Lines of data

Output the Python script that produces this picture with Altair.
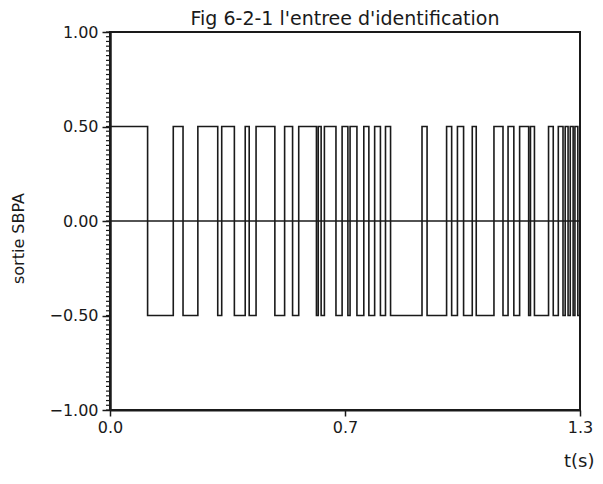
import altair as alt
import pandas as pd

# transition times (s) of the binary test signal
times = [0.0,
         0.104, 0.175, 0.202, 0.243, 0.298, 0.309, 0.344, 0.374, 0.385, 0.404,
         0.456, 0.483, 0.505, 0.522, 0.571, 0.576, 0.584, 0.593, 0.625, 0.642,
         0.658, 0.664, 0.683, 0.702, 0.716, 0.732, 0.748, 0.762, 0.776, 0.863,
         0.877, 0.931, 0.945, 0.961, 0.978, 1.002, 1.013, 1.062, 1.087, 1.101,
         1.117, 1.133, 1.158, 1.163, 1.174, 1.213, 1.226, 1.240, 1.253, 1.259,
         1.267, 1.273, 1.281, 1.286, 1.294,
         1.3]
levels = [0.5,
          -0.5, 0.5, -0.5, 0.5, -0.5, 0.5, -0.5, 0.5, -0.5, 0.5,
          -0.5, 0.5, -0.5, 0.5, -0.5, 0.5, -0.5, 0.5, -0.5, 0.5,
          -0.5, 0.5, -0.5, 0.5, -0.5, 0.5, -0.5, 0.5, -0.5, 0.5,
          -0.5, 0.5, -0.5, 0.5, -0.5, 0.5, -0.5, 0.5, -0.5, 0.5,
          -0.5, 0.5, -0.5, 0.5, -0.5, 0.5, -0.5, 0.5, -0.5, 0.5,
          -0.5, 0.5, -0.5, 0.5, -0.5,
          -0.5]

x_ticks = [0.0, 0.65, 1.3]
y_ticks = [-1.0, -0.5, 0.0, 0.5, 1.0]
y_minor = [round(-1.0 + 0.025 * i, 3) for i in range(81)]
zero_line = [0.0]

FONT = "DejaVu Sans"
INK = "#1a1a1a"

W, H = 470, 378

sig = pd.DataFrame({"t": times, "v": levels})

xscale = alt.Scale(domain=[0, 1.3], nice=False, zero=False)
yscale = alt.Scale(domain=[-1, 1], nice=False, zero=False)

line = alt.Chart(sig).mark_line(interpolate="step-after", color=INK, strokeWidth=1.6).encode(
    x=alt.X("t:Q", scale=xscale,
            axis=alt.Axis(values=x_ticks, format=".1f", title="t(s)",
                          titleAnchor="end", titleAlign="right", titleBaseline="alphabetic",
                          titleX=W + 14, titleY=56,
                          titleFont=FONT, titleFontSize=18, titleFontWeight="normal", titleColor=INK,
                          labelFont=FONT, labelFontSize=16, labelColor=INK, labelPadding=3,
                          tickSize=6, tickColor=INK, tickWidth=1.5,
                          domainColor=INK, domainWidth=2, grid=False, labelFlush=False)),
    y=alt.Y("v:Q", scale=yscale,
            axis=alt.Axis(values=y_ticks, format=".2f", title="sortie SBPA",
                          titleX=-92, titleY=206, titleAlign="center", titleBaseline="middle",
                          titleFont=FONT, titleFontSize=16, titleFontWeight="normal", titleColor=INK,
                          labelFont=FONT, labelFontSize=16, labelColor=INK, labelPadding=4,
                          tickSize=8, tickColor=INK, tickWidth=1.5,
                          domainColor=INK, domainWidth=2.5, grid=False)),
)

zero = alt.Chart(pd.DataFrame({"y": zero_line})).mark_rule(color=INK, strokeWidth=1.4).encode(
    y=alt.Y("y:Q", scale=yscale)
)

minor = alt.Chart(pd.DataFrame({"y": y_minor})).mark_rule(color=INK, strokeWidth=1.2, clip=False).encode(
    y=alt.Y("y:Q", scale=yscale),
    x=alt.value(-4),
    x2=alt.value(0),
)

chart = alt.layer(line, zero, minor).properties(
    width=W,
    height=H,
    background="white",
    autosize=alt.AutoSizeParams(type="none"),
    padding={"left": 102, "top": 24, "right": 15, "bottom": 60},
    title=alt.TitleParams("Fig 6-2-1 l'entree d'identification", font=FONT, fontSize=19,
                          fontWeight="normal", color=INK, anchor="middle", offset=-5),
).configure_view(stroke=INK, strokeWidth=2)

chart.save("out.html", embed_options={"renderer": "svg", "actions": False})
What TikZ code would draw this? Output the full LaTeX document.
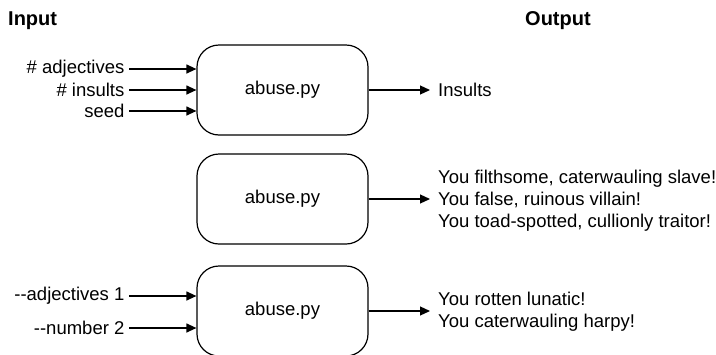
\documentclass[tikz,border=0pt]{standalone}
\usepackage{fontspec}
\setmainfont{Liberation Sans}
\usetikzlibrary{arrows.meta}
\begin{document}
\begin{tikzpicture}[x=1pt,y=-1pt,
    script/.style={draw,line width=1.2pt,rounded corners=22pt,minimum width=171pt,
      minimum height=90pt,font=\fontsize{18.5}{21.8}\selectfont},
    arg/.style={anchor=east,inner sep=4pt,font=\fontsize{18.5}{21.8}\selectfont},
    result/.style={anchor=west,inner sep=8pt,align=left,font=\fontsize{18.5}{21.8}\selectfont},
    flow/.style={line width=1.2pt,-{Triangle[length=10pt,width=9pt]}},
    title/.style={anchor=west,inner sep=0pt,font=\fontsize{20}{24}\selectfont\bfseries}]
    \useasboundingbox (0,0) rectangle (716,354);
    \node[title] (in) at (8,21) {Input};
    \node[title] (out) at (525,21) {Output};
    % default run
    \node[script] (py1) at (282.5,90) {abuse.py};
    \foreach \n/\txt/\y in {a1/\# adjectives/69, a2/\# insults/90, a3/seed/111}
      \draw[flow] (129,\y) node[arg] (\n) {\txt} (\n.east) -- (py1.west |- \n);
    \node[result] (r1) at (430,90) {Insults};
    \draw[flow] (py1.east) -- (r1.west);
    % plain run
    \node[script] (py2) at (282.5,199) {abuse.py};
    \node[result] (r2) at (430,201) {You filthsome, caterwauling slave!\\
      You false, ruinous villain!\\You toad-spotted, cullionly traitor!};
    \draw[flow] (py2.east) -- (py2.east -| r2.west);
    % run with options
    \node[script] (py3) at (282.5,311) {abuse.py};
    \foreach \n/\txt/\y in {b1/-{}-adjectives 1/296, b2/-{}-number 2/328}
      \draw[flow] (129,\y) node[arg] (\n) {\txt} (\n.east) -- (py3.west |- \n);
    \node[result] (r3) at (430,312) {You rotten lunatic!\\You caterwauling harpy!};
    \draw[flow] (py3.east) -- (py3.east -| r3.west);
\end{tikzpicture}
\end{document}
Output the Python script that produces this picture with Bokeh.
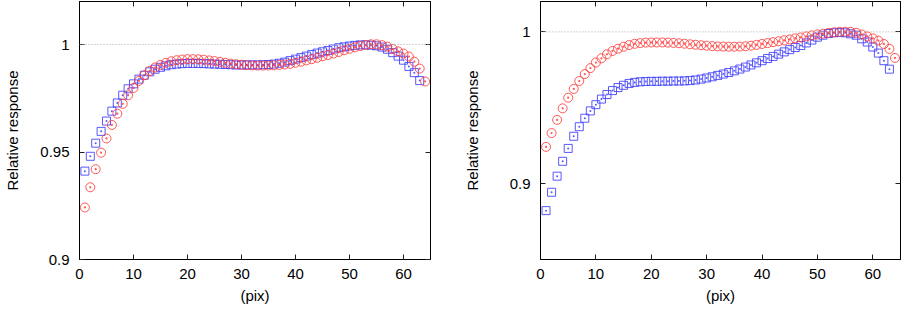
from bokeh.plotting import figure
from bokeh.layouts import row
from bokeh.models import Range1d, FixedTicker, LinearAxis, Span
from bokeh.embed import file_html
from bokeh.resources import INLINE

# ---------------- data ----------------
x_circ = list(range(1, 65))
x_sq = list(range(1, 64))

left_red = [0.9242, 0.9336, 0.9420, 0.9497, 0.9563, 0.9626, 0.9678, 0.9724, 0.9764, 0.9798,
            0.9831, 0.9857, 0.9877, 0.9893, 0.9905, 0.9915, 0.9922, 0.9927, 0.9930, 0.9932,
            0.9932, 0.9931, 0.9929, 0.9926, 0.9923, 0.9919, 0.9915, 0.9911, 0.9908, 0.9906,
            0.9904, 0.9903, 0.9902, 0.9902, 0.9902, 0.9903, 0.9905, 0.9907, 0.9910, 0.9915,
            0.9920, 0.9926, 0.9932, 0.9938, 0.9945, 0.9951, 0.9958, 0.9965, 0.9973, 0.9980,
            0.9987, 0.9993, 0.9998, 1.0001, 1.0001, 0.9997, 0.9990, 0.9979, 0.9968, 0.9958,
            0.9944, 0.9920, 0.9888, 0.9828]
left_blue = [0.9411, 0.9480, 0.9541, 0.9596, 0.9644, 0.9690, 0.9728, 0.9764, 0.9794, 0.9817,
             0.9839, 0.9857, 0.9873, 0.9885, 0.9894, 0.9901, 0.9906, 0.9909, 0.9911, 0.9912,
             0.9912, 0.9912, 0.9911, 0.9910, 0.9909, 0.9908, 0.9907, 0.9906, 0.9905, 0.9905,
             0.9905, 0.9905, 0.9905, 0.9906, 0.9907, 0.9909, 0.9913, 0.9918, 0.9925, 0.9932,
             0.9939, 0.9946, 0.9953, 0.9960, 0.9966, 0.9972, 0.9979, 0.9985, 0.9989, 0.9993,
             0.9996, 0.9998, 0.9998, 0.9997, 0.9994, 0.9988, 0.9978, 0.9962, 0.9946, 0.9927,
             0.9898, 0.9869, 0.9832]

right_red = [0.9242, 0.9333, 0.9420, 0.9496, 0.9566, 0.9624, 0.9676, 0.9722, 0.9761, 0.9798,
             0.9826, 0.9852, 0.9874, 0.9889, 0.9902, 0.9913, 0.9921, 0.9926, 0.9929, 0.9930,
             0.9930, 0.9930, 0.9929, 0.9927, 0.9925, 0.9922, 0.9918, 0.9915, 0.9912, 0.9909,
             0.9906, 0.9904, 0.9903, 0.9902, 0.9902, 0.9903, 0.9905, 0.9909, 0.9914, 0.9920,
             0.9926, 0.9932, 0.9938, 0.9944, 0.9950, 0.9957, 0.9963, 0.9970, 0.9977, 0.9983,
             0.9988, 0.9993, 0.9997, 1.0000, 1.0001, 1.0000, 0.9994, 0.9983, 0.9970, 0.9957,
             0.9942, 0.9920, 0.9888, 0.9828]
right_blue = [0.8822, 0.8943, 0.9049, 0.9147, 0.9232, 0.9312, 0.9375, 0.9431, 0.9479, 0.9520,
              0.9557, 0.9587, 0.9613, 0.9633, 0.9648, 0.9660, 0.9667, 0.9671, 0.9673, 0.9674,
              0.9674, 0.9675, 0.9675, 0.9676, 0.9676, 0.9677, 0.9679, 0.9683, 0.9689, 0.9696,
              0.9704, 0.9713, 0.9722, 0.9732, 0.9743, 0.9755, 0.9768, 0.9782, 0.9796, 0.9810,
              0.9824, 0.9838, 0.9853, 0.9868, 0.9883, 0.9897, 0.9910, 0.9927, 0.9946, 0.9965,
              0.9978, 0.9989, 0.9994, 0.9996, 0.9994, 0.9987, 0.9978, 0.9954, 0.9933, 0.9900,
              0.9860, 0.9810, 0.9754]

x_ticks = [0, 10, 20, 30, 40, 50, 60]
left_y_ticks = [0.9, 0.95, 1.0]
left_y_labels = {0.9: "0.9", 0.95: "0.95", 1.0: "1"}
right_y_ticks = [0.9, 1.0]
right_y_labels = {0.9: "0.9", 1.0: "1"}

FONT = "Liberation Sans"
RED = "#ff3c3c"
BLUE = "#3c3cff"


def style_axis(ax, ticks, overrides=None, labels=True):
    ax.ticker = FixedTicker(ticks=ticks)
    ax.minor_tick_line_color = None
    ax.major_tick_in = 5
    ax.major_tick_out = 0
    ax.major_tick_line_color = "#202020"
    ax.axis_line_color = "black"
    ax.axis_line_width = 1
    if overrides:
        ax.major_label_overrides = overrides
    if labels:
        ax.major_label_text_font = FONT
        ax.major_label_text_font_size = "15px"
        ax.major_label_text_color = "black"
    else:
        ax.major_label_text_font_size = "0px"
        ax.major_label_text_color = None
        ax.major_label_standoff = 0


def make(width, mbl, mbr, yr, yticks, ylabels, red, blue, ylab_standoff):
    p = figure(width=width, height=309, output_backend="svg", toolbar_location=None,
               x_range=Range1d(0, 65), y_range=Range1d(*yr),
               min_border_left=mbl, min_border_right=mbr,
               min_border_top=1, min_border_bottom=50)
    p.grid.visible = False
    p.outline_line_color = "black"
    p.outline_line_width = 1
    p.background_fill_color = "white"
    p.border_fill_color = "white"

    style_axis(p.xaxis[0], x_ticks)
    p.xaxis[0].major_label_standoff = 9
    p.xaxis[0].axis_label = "(pix)"
    p.xaxis[0].axis_label_standoff = 5
    style_axis(p.yaxis[0], yticks, ylabels)
    p.yaxis[0].major_label_standoff = 10
    p.yaxis[0].axis_label = "Relative response"
    p.yaxis[0].axis_label_standoff = ylab_standoff
    for ax in (p.xaxis[0], p.yaxis[0]):
        ax.axis_label_text_font = FONT
        ax.axis_label_text_font_size = "15px"
        ax.axis_label_text_font_style = "normal"
        ax.axis_label_text_color = "black"

    top = LinearAxis()
    style_axis(top, x_ticks, labels=False)
    p.add_layout(top, "above")
    rgt = LinearAxis()
    style_axis(rgt, yticks, labels=False)
    p.add_layout(rgt, "right")

    p.add_layout(Span(location=1.0, dimension="width", line_color="#a8a8a8",
                      line_dash="1 2", line_width=1))

    p.scatter(x_sq, blue, marker="square_dot", size=8, line_color=BLUE,
              fill_color=None, line_width=1, line_alpha=0.85)
    p.scatter(x_circ, red, marker="circle_dot", size=9, line_color=RED,
              fill_color=None, line_width=1, line_alpha=0.85)
    return p


p1 = make(460, 79, 30, (0.9, 1.02), left_y_ticks, left_y_labels, left_red, left_blue, 16)
p2 = make(441, 80, 1, (0.85, 1.02), right_y_ticks, right_y_labels, right_red, right_blue, 26)

p = row(p1, p2)
open("out.html", "w").write(file_html(p, INLINE))
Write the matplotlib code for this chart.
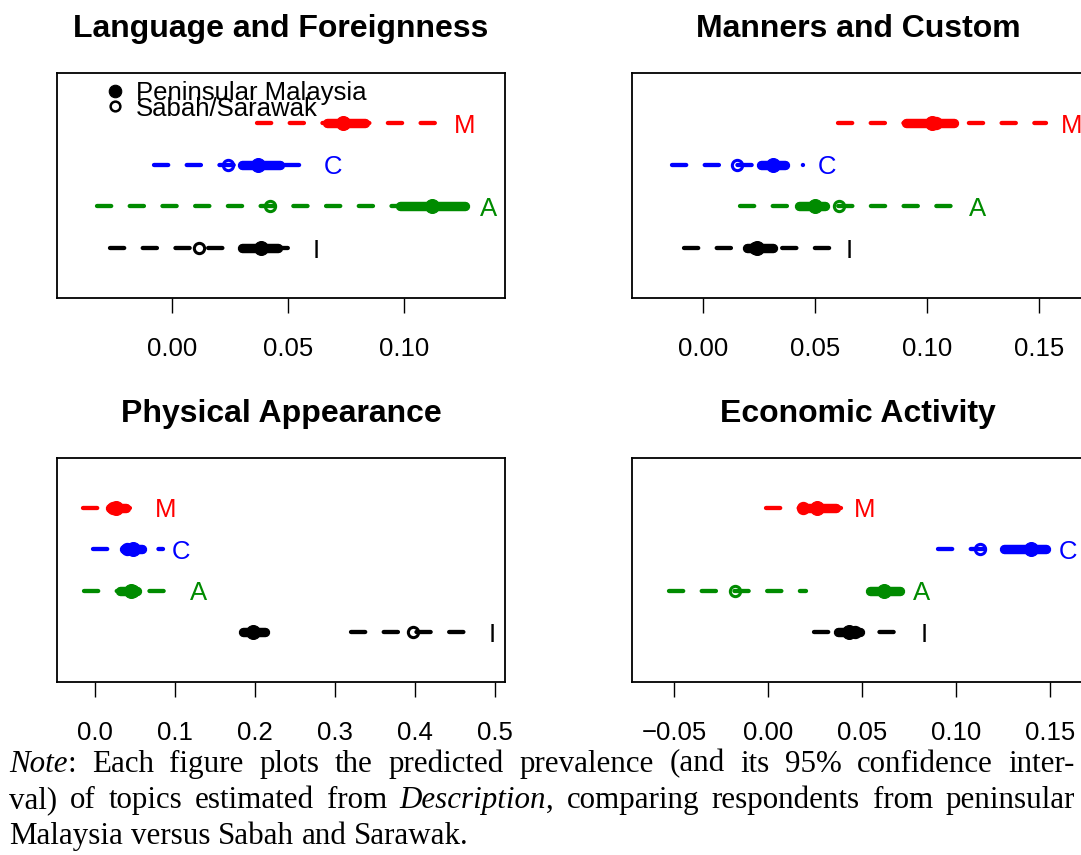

• **Work to be completed**:
Your task is to reproduce exactly the lines from the start of the data above through the line containing "import pandas as pd", leaving every picture out.

• **Response to this task**:
Output the Python script that produces this picture with Altair.
import altair as alt
import pandas as pd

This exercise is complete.